The diversity of companies and countries represented in this small workshop suggests that there is an industry-wide interest in virtual assistants. The sentiment that the world needs better protection of privacy, expressed by Ceri Godwin (Santander), was echoed by many at the workshop. Doron Weber (Alfred P. Sloan Foundation) encouraged us to think big, “what does it take to change the world”. This is the first time we saw the possibility and importance of investment in technology for the social good of the society.
While commercial assistants today struggle with simple commands, Jayesh Govindarajan (Salesforce) discussed how conversations have abstract structures, models, and domain-independent types (informational, conformational, and transactional). We need academia to collectively develop common languages, abstractions, methodologies, and tools to eventually create assistants that can converse about the entire digital world and perform arbitrary digital tasks. As an example, the small Almond team at Stanford was able to create an assistant that can answer more complex questions and to perform more complex tasks than commercial assistants by combining machine learning with a high-level programming language called ThingTalk. The power of common languages is well understood because of how C and Java improve productivity over assembly coding.
Larry Heck (Samsung Viv Labs) inspired us with his vision that we can teach assistants new tasks via demonstrations in the future.

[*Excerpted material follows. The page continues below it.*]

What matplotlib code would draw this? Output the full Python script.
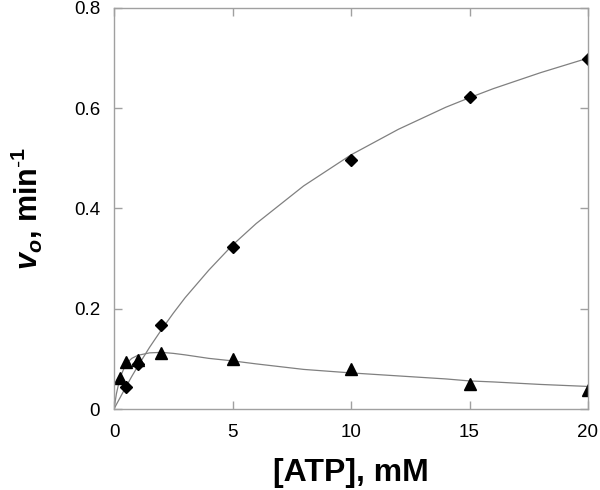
import matplotlib
matplotlib.use("Agg")
import matplotlib.pyplot as plt

plt.rcParams['font.family'] = ['Liberation Sans', 'DejaVu Sans']
plt.rcParams['mathtext.fontset'] = 'custom'
plt.rcParams['mathtext.rm'] = 'Liberation Sans'
plt.rcParams['mathtext.bf'] = 'Liberation Sans:bold'
plt.rcParams['mathtext.it'] = 'Liberation Sans:italic'
plt.rcParams['mathtext.bfit'] = 'Liberation Sans:bold:italic'

# измеренные точки
atp = [0.25, 0.5, 1, 2, 5, 10, 15, 20]
v_diamond = [None, 0.043, 0.089, 0.168, 0.323, 0.497, 0.622, 0.699]
v_triangle = [0.061, 0.094, 0.097, 0.112, 0.100, 0.079, 0.050, 0.037]

# линии аппроксимации
fit_x = [0, 0.1, 0.25, 0.5, 0.75, 1, 1.5, 2, 2.5, 3, 4, 5, 6, 8, 10, 12, 14, 15, 16, 18, 20]
fit_diamond = [0, 0.009, 0.022, 0.044, 0.065, 0.085, 0.123, 0.158, 0.191, 0.222, 0.277,
               0.327, 0.370, 0.445, 0.507, 0.558, 0.602, 0.621, 0.639, 0.671, 0.700]
fit_triangle = [0, 0.030, 0.062, 0.090, 0.101, 0.107, 0.112, 0.113, 0.111, 0.108, 0.101,
                0.096, 0.090, 0.079, 0.072, 0.066, 0.060, 0.056, 0.054, 0.049, 0.045]

fig = plt.figure(figsize=(6, 4.9), dpi=100)
ax = fig.add_axes([0.19, 0.1653, 0.79, 0.8184])

ax.plot(fit_x, fit_diamond, color='#808080', lw=0.9)
ax.plot(fit_x, fit_triangle, color='#808080', lw=0.9)

dx = [x for x, y in zip(atp, v_diamond) if y is not None]
dy = [y for y in v_diamond if y is not None]
ax.plot(dx, dy, 'D', color='black', ms=6.5, ls='none')
ax.plot(atp, v_triangle, '^', color='black', ms=8, ls='none')

ax.set_xlim(0, 20)
ax.set_ylim(0, 0.8)
ax.set_xticks([0, 5, 10, 15, 20])
ax.set_yticks([0, 0.2, 0.4, 0.6, 0.8])
ax.set_yticklabels(['0', '0.2', '0.4', '0.6', '0.8'])

for s in ax.spines.values():
    s.set_color('#a0a0a0')
    s.set_linewidth(1.0)
ax.tick_params(direction='in', length=6, width=1, color='#a0a0a0',
               top=True, right=True, labelsize=13.5)
ax.tick_params(axis='x', pad=11)
ax.tick_params(axis='y', pad=10)

ax.set_xlabel('[ATP], mM', fontsize=23, fontweight='bold', labelpad=12)
ax.set_ylabel(r'$\mathbfit{v}_{\mathbfit{o}}$, min$^{\mathbf{\text{-}1}}$', fontsize=22,
              fontweight='bold', labelpad=21)

fig.savefig('out.png', dpi=100)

The need for research in trustworthy virtual assistants is huge: how to create effective voice interfaces (Rob Chambers, Microsoft, Jofish Kaye, Mozilla)? How to go from simple commands to dialogs? (Hakkani-Tur, Amazon; Zhu, Microsoft). How to make good engaging and empathic conversations (See, Stanford; Chaganty, Square; Bernstein, Stanford)? How to augment speech with speaker head tracking and graphical interfaces (Yang, Stanford)? How to help users manage data sharing (Duranton, CEA; Campagna, Stanford)? How to scale and protect privacy with conversational systems that execute with edge hardware (Ravi and Kozareva, Google)? How can we help people share their data while preserving their privacy, perhaps with the use of multi-layer ledgers (Chang, HTC)?
Prem Natarajan (Amazon Alexa) spoke about the importance of open platforms for educating the workforce. This new paradigm shift to voice needs a new generation of developers who can master this new technology.
The OVAL lab has developed a fully working prototype of an open assistant, which is recently bundled with the Home Assistant gateway (Schoutsen, Home Assistant). This setup runs locally to keep data private. The Almond virtual assistant platform has these components:
While our open-source prototype demonstrates how new technology can advance the state of the art of assistants, it is not productized and hence not usable by consumers. Without users, it is inadequate as an experimental platform to support research and education. Open-source platforms have been shown to be critical in the education, development, and research in operating systems and compilers.
Given the need, complexity, and scale of trustworthy virtual assistants, our conclusion is that we need to build a usable, robust, privacy-preserving assistant infrastructure with the latest technology, and open it up to companies and academia. Even though we expect open-source contributions from many companies and individual developers, the success of such an infrastructure requires a team of professional engineers working in tandem with researchers. The resources needed are commensurate with typical venture investments, but are seldom available to academia. Investing in open intellectual property and platforms is needed to disrupt the surveillance economy and monopoly platforms that have become prevalent in the last decade. We hope to establish the open-source movement in three years, after which we expect a healthy economy with startups and enterprises building on this platform. We welcome your advice, support, and collaboration to make this project a success.